The novel's spirit is the spirit of complexity. Every novel says to the reader: "Things are not as simple as you think." That is the novel's eternal truth, but it grows steadily harder to hear amid the din of easy, quick answers that come faster than the question and block it off."
The Translation
“In 1968 and 1969, The Joke was translated into all the Western languages. But what surprises! In France, the translator rewrote the novel by ornamenting my style. In England, the publisher cut out all the reflective passages, eliminated the musicological chapters, changed the order of the parts, recomposed the novel. Another country: I meet my translator, a man who knows not a word of Czech. "Then how did you translate it?"

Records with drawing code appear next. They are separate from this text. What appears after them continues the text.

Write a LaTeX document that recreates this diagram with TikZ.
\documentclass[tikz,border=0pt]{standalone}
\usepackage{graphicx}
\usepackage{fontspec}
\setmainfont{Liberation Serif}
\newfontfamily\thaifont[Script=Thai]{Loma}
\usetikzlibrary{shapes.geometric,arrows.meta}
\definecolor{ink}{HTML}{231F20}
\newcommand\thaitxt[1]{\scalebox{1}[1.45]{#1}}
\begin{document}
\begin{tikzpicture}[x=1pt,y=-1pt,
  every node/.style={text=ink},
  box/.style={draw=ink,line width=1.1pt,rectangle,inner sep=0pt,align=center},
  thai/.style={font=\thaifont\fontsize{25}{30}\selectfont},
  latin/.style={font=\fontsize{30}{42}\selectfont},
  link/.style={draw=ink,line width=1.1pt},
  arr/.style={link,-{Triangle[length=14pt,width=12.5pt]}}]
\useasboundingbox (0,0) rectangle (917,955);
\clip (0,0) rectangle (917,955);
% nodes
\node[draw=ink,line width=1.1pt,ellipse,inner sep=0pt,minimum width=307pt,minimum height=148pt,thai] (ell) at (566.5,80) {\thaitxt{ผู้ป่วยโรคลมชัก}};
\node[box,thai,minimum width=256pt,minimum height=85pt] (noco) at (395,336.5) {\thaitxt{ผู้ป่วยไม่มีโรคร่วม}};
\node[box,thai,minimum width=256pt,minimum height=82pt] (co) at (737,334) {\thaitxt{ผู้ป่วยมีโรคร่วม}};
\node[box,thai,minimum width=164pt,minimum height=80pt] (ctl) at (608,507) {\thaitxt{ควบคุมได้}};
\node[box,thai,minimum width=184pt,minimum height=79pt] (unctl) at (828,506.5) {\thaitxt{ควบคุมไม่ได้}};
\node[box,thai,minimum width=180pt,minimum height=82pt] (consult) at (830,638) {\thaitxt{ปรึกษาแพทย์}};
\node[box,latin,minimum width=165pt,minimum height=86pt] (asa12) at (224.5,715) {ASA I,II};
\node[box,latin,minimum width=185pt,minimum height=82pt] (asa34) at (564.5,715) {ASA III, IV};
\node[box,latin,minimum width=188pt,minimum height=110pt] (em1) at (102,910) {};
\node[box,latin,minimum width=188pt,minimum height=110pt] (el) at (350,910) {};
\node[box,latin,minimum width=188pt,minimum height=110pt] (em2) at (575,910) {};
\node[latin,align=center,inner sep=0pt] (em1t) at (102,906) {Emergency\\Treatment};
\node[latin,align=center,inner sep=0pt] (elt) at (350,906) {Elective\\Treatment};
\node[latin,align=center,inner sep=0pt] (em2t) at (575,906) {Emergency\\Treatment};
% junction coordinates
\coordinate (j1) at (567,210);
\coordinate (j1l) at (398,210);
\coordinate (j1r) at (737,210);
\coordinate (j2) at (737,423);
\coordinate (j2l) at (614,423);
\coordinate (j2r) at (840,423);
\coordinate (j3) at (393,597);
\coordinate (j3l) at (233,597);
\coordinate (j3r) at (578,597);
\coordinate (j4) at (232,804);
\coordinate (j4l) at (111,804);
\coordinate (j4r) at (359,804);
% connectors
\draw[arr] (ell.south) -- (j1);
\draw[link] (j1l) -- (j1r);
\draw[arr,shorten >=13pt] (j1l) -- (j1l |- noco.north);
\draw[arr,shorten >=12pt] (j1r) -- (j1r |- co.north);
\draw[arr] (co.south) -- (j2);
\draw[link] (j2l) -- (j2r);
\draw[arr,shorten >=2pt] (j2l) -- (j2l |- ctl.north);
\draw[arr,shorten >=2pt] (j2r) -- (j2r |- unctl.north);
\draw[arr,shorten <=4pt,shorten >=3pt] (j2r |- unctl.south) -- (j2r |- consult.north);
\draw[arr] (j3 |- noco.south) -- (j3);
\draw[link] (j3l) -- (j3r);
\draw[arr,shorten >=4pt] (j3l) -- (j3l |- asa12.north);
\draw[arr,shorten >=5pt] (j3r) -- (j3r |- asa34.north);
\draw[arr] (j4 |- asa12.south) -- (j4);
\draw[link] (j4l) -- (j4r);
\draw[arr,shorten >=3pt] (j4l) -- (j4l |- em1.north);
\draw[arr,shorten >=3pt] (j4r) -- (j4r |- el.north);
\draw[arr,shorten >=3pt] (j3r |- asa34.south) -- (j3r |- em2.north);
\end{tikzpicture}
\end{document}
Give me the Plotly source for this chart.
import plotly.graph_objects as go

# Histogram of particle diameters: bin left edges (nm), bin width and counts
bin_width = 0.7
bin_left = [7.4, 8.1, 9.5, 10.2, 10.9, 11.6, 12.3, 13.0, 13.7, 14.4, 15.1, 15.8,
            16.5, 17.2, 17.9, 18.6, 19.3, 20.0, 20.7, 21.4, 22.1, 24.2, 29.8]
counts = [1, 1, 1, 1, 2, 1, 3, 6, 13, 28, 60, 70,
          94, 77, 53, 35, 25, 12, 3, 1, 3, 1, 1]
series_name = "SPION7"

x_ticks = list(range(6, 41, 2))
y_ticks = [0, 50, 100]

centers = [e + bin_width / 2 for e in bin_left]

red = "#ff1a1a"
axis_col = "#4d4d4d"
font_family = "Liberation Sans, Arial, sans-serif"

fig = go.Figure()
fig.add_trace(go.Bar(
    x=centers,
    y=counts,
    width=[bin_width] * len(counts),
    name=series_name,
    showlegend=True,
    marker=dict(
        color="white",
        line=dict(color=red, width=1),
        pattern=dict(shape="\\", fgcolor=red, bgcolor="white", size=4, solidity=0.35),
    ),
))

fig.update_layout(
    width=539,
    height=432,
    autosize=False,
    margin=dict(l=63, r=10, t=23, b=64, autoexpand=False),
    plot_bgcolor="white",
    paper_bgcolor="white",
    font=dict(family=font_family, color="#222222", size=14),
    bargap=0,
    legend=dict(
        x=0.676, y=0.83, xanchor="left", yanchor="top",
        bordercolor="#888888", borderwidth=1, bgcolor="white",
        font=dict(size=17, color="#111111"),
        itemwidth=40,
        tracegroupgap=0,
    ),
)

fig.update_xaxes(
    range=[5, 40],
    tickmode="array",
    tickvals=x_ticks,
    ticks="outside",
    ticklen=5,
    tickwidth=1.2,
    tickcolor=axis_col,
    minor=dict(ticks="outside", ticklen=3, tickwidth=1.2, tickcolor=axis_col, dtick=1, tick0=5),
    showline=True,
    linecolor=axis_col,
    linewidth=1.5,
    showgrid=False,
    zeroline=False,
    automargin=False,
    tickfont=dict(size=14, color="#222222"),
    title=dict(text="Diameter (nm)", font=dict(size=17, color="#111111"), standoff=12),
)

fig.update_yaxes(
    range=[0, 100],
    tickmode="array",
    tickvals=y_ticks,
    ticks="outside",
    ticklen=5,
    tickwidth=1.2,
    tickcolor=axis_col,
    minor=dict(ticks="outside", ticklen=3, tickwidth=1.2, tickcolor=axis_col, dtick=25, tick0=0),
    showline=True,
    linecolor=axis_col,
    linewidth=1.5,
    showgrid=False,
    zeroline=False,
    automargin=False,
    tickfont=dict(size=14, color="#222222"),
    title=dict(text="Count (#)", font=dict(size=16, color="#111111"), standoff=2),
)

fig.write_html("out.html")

"With my heart." And he pulls a photo of me from his wallet. He was so congenial that I almost believed it was actually possible to translate by some telepathy of the heart. Of course, it turned out to be much simpler: he had worked from the French rewrite, as had the translator in Argentina. Another country: the translation was done from the Czech. I open the book and happen on Helena's monologue. The long sentences that in my original go on for a whole paragraph at a time are broken up into a multitude of short ones. . . . The shock of The Joke's translations left a permanent scar on me.”

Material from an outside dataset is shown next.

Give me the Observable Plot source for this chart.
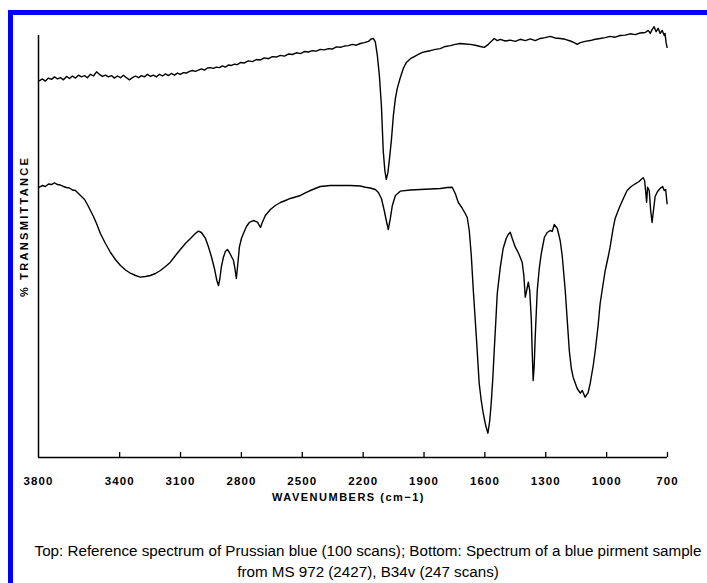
<!DOCTYPE html>
<html><head><meta charset="utf-8">
<script src="https://cdn.jsdelivr.net/npm/d3@7"></script>
<script src="https://cdn.jsdelivr.net/npm/@observablehq/plot@0.6"></script>
<style>
html,body{margin:0;padding:0;width:707px;height:583px;overflow:hidden;background:#fff;}
#frame{position:absolute;left:8px;top:9.5px;width:900px;height:900px;border-top:5px solid #0000ff;border-left:5px solid #0000ff;}
#chart{position:absolute;left:0;top:0;}
#caption{position:absolute;left:30px;width:676px;top:540px;text-align:center;font:15.2px/21px "Liberation Sans",Arial,sans-serif;white-space:nowrap;color:#000;}
</style></head><body>
<div id="frame"></div>
<div id="chart"></div>
<div id="caption">Top: Reference spectrum of Prussian blue (100 scans); Bottom: Spectrum of a blue pirment sample<br>from MS 972 (2427), B34v (247 scans)</div>
<script>
const xTicks = [3800,3400,3100,2800,2500,2200,1900,1600,1300,1000,700];
const xLabel = "WAVENUMBERS (cm\u22121)";
const yLabel = "% TRANSMITTANCE";

const topWavenumbers = [3795,3780,3766,3751,3736,3721,3706,3692,3677,3662,3647,3633,3618,3603,3588,3573,3559,3544,3529,3514,3500,3485,3470,3455,3440,3426,3411,3396,3381,3367,3352,3337,3322,3307,3293,3278,3263,3248,3234,3219,3204,3189,3174,3160,3145,3130,3115,3101,3086,3071,3056,3041,3027,3012,2997,2982,2967,2953,2938,2923,2908,2894,2879,2864,2849,2834,2820,2805,2785,2766,2746,2726,2706,2687,2667,2647,2628,2608,2588,2569,2549,2529,2509,2490,2470,2450,2431,2411,2391,2371,2352,2332,2312,2293,2273,2253,2234,2214,2194,2174,2160,2150,2140,2130,2120,2110,2101,2093,2086,2078,2071,2061,2051,2041,2032,2017,2002,1987,1967,1948,1928,1908,1889,1869,1844,1820,1795,1770,1746,1721,1696,1672,1647,1623,1603,1583,1564,1554,1539,1524,1500,1475,1450,1426,1401,1376,1352,1327,1303,1278,1253,1229,1204,1179,1160,1145,1130,1106,1081,1056,1032,1007,983,958,933,909,884,859,835,810,795,785,776,766,756,746,736,726,716,712,707,702];
const topTransmittance = [89.3,89.7,89.2,89.9,89.6,90.2,89.7,90.0,89.5,90.3,89.8,90.4,89.9,90.6,90.2,90.5,90.0,90.8,90.4,91.4,90.8,90.3,90.6,90.2,90.5,89.9,90.4,90.0,90.6,90.0,89.5,90.0,90.4,90.0,90.5,90.2,90.8,90.3,90.6,90.2,90.8,90.4,90.9,90.5,91.0,90.6,91.1,90.8,91.2,91.1,91.5,91.7,91.5,91.8,92.1,91.8,92.3,92.4,92.2,92.5,92.4,92.8,92.5,93.0,92.9,93.2,93.1,93.6,93.5,94.0,93.8,94.3,94.2,94.7,94.5,95.0,94.9,95.3,95.1,95.6,95.5,95.9,95.7,96.2,96.1,96.4,96.3,96.7,96.6,96.9,96.8,97.3,97.2,97.5,97.6,97.9,97.7,98.1,98.3,98.6,99.2,99.3,98.5,95.3,90.5,83.4,72.7,68.0,65.9,67.5,70.4,75.1,81.0,85.1,87.4,90.0,92.2,93.6,94.5,95.0,95.5,96.0,96.2,96.4,96.7,96.9,97.4,97.6,97.9,98.1,98.0,97.9,97.7,97.4,97.2,97.9,98.8,99.3,98.8,99.1,98.7,98.9,98.6,99.1,98.8,99.2,98.8,99.3,99.5,99.8,99.4,99.3,99.1,98.7,98.3,97.9,98.3,98.6,98.8,99.1,99.3,99.5,99.8,99.6,100.0,100.1,100.4,100.2,100.6,100.7,101.2,100.5,101.4,102.1,100.9,101.7,100.5,101.2,100.0,100.5,98.3,97.2];

const bottomWavenumbers = [3795,3780,3766,3751,3736,3721,3706,3692,3677,3662,3647,3633,3618,3603,3588,3573,3559,3544,3529,3514,3495,3470,3445,3421,3396,3371,3347,3322,3298,3273,3248,3224,3199,3174,3150,3125,3101,3076,3051,3027,3012,2997,2977,2963,2948,2933,2921,2913,2906,2899,2889,2879,2869,2859,2849,2839,2832,2825,2817,2810,2800,2790,2775,2761,2741,2721,2706,2697,2682,2657,2633,2608,2583,2559,2534,2509,2485,2460,2436,2411,2386,2362,2312,2263,2214,2189,2165,2140,2125,2110,2096,2086,2076,2066,2056,2041,2017,1967,1918,1869,1820,1785,1761,1746,1731,1711,1697,1687,1677,1667,1657,1642,1628,1618,1608,1596,1585,1576,1569,1561,1554,1546,1539,1524,1510,1495,1485,1475,1465,1450,1436,1426,1416,1408,1401,1394,1386,1379,1371,1367,1362,1357,1352,1342,1332,1322,1307,1293,1278,1268,1258,1243,1229,1219,1204,1194,1184,1174,1165,1145,1130,1120,1106,1091,1081,1066,1056,1042,1032,1017,1007,992,983,968,958,943,933,913,899,879,859,840,830,820,813,808,803,798,790,783,776,768,761,751,741,731,724,716,709,702];
const bottomTransmittance = [64.05,64.46,64.22,64.81,64.69,65.05,64.69,64.57,64.22,63.98,63.86,63.39,63.27,62.56,61.85,61.14,59.95,58.53,57.11,55.45,53.08,50.71,48.58,46.92,45.50,44.43,43.67,43.13,42.73,42.89,43.13,43.60,44.31,45.26,46.28,47.87,49.29,50.71,51.90,53.08,53.63,53.32,51.90,50.00,47.63,44.79,41.94,40.76,42.42,45.10,47.39,48.82,49.29,48.58,47.63,46.68,44.79,42.42,46.21,49.84,51.90,53.08,54.74,55.69,56.16,55.76,54.50,55.69,57.35,58.77,59.72,60.43,60.90,61.38,61.73,62.09,62.68,63.27,63.74,64.22,64.34,64.46,64.46,64.46,64.34,64.05,63.86,63.51,62.80,61.38,58.53,56.16,54.03,56.64,59.72,62.09,63.11,63.39,63.51,63.63,63.74,63.98,64.05,62.56,60.43,59.01,57.82,56.87,53.79,47.87,39.57,28.51,17.54,13.51,10.43,7.58,5.76,8.77,12.80,18.72,25.36,32.46,38.86,45.10,49.53,51.90,52.84,53.39,51.90,49.84,48.58,47.47,46.21,43.13,37.99,39.57,41.54,39.57,32.46,25.36,18.25,21.80,28.51,39.57,44.79,48.34,52.13,53.32,53.79,53.56,55.21,54.27,51.42,47.87,39.57,32.46,25.36,21.09,19.03,16.35,15.24,15.88,14.29,15.40,17.54,21.80,25.36,31.28,36.49,41.23,44.31,47.63,49.84,54.27,56.64,58.53,59.72,61.85,63.27,64.22,64.86,65.40,65.88,66.28,65.64,63.27,60.50,64.05,63.27,58.53,55.69,59.01,61.85,62.87,63.51,63.98,64.22,63.27,63.51,60.12];

const topData = topWavenumbers.map((w, i) => ({w, t: topTransmittance[i]}));
const bottomData = bottomWavenumbers.map((w, i) => ({w, t: bottomTransmittance[i]}));

const font = "'Liberation Sans', Arial, sans-serif";
const chart = Plot.plot({
  width: 707,
  height: 510,
  marginLeft: 38,
  marginRight: 40,
  marginTop: 35,
  marginBottom: 53,
  style: {fontFamily: font, background: "transparent", overflow: "visible"},
  x: {type: "linear", domain: [3800, 700]},
  y: {domain: [0, 100], axis: null},
  marks: [
    Plot.ruleY([0], {x1: 3800, x2: 700, stroke: "black", strokeWidth: 1.5}),
    Plot.ruleX([3800], {y1: 0, y2: 100, stroke: "black", strokeWidth: 1.5}),
    Plot.ruleX(xTicks.slice(1), {x: d => d, y1: 0, y2: 1.2, stroke: "black", strokeWidth: 1.3}),
    Plot.axisX({ticks: xTicks, tickSize: 0, tickPadding: 19.5, tickFormat: d => String(d), label: null,
      fontSize: 11.5, fontWeight: "bold"}),
    Plot.text([xLabel], {frameAnchor: "bottom", dx: -4.5, dy: 35.7, lineAnchor: "top", textAnchor: "middle",
      fontSize: 11, fontWeight: "bold"}),
    Plot.text([yLabel], {frameAnchor: "left", rotate: -90, dx: -14, dy: -20, textAnchor: "middle", lineAnchor: "middle",
      fontSize: 11, fontWeight: "bold"}),
    Plot.line(topData, {x: "w", y: "t", stroke: "black", strokeWidth: 1.4}),
    Plot.line(bottomData, {x: "w", y: "t", stroke: "black", strokeWidth: 1.4})
  ]
});
const tickStrings = xTicks.map(String);
d3.select(chart).selectAll("text").each(function () {
  const t = this.textContent;
  if (tickStrings.includes(t)) this.style.letterSpacing = "1.1px";
  else if (t === xLabel) this.style.letterSpacing = "1.5px";
  else if (t === yLabel) this.style.letterSpacing = "2.3px";
});
document.getElementById("chart").appendChild(chart);
</script>
</body></html>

The Planet of Inexperience
“Inexperience. The original title considered for The Unbearable Lightness of Being: "The Planet of Inexperience." Inexperience as a quality of the human condition. We are born one time only, we can never start a new life equipped with the experience we've gained from a previous one. We leave childhood without knowing what youth is, we marry without knowing what it is to be married, and even when we enter old age, we don't know what it is we're heading for: the old are innocent children of their old age. In that sense, man's world is the planet of inexperience."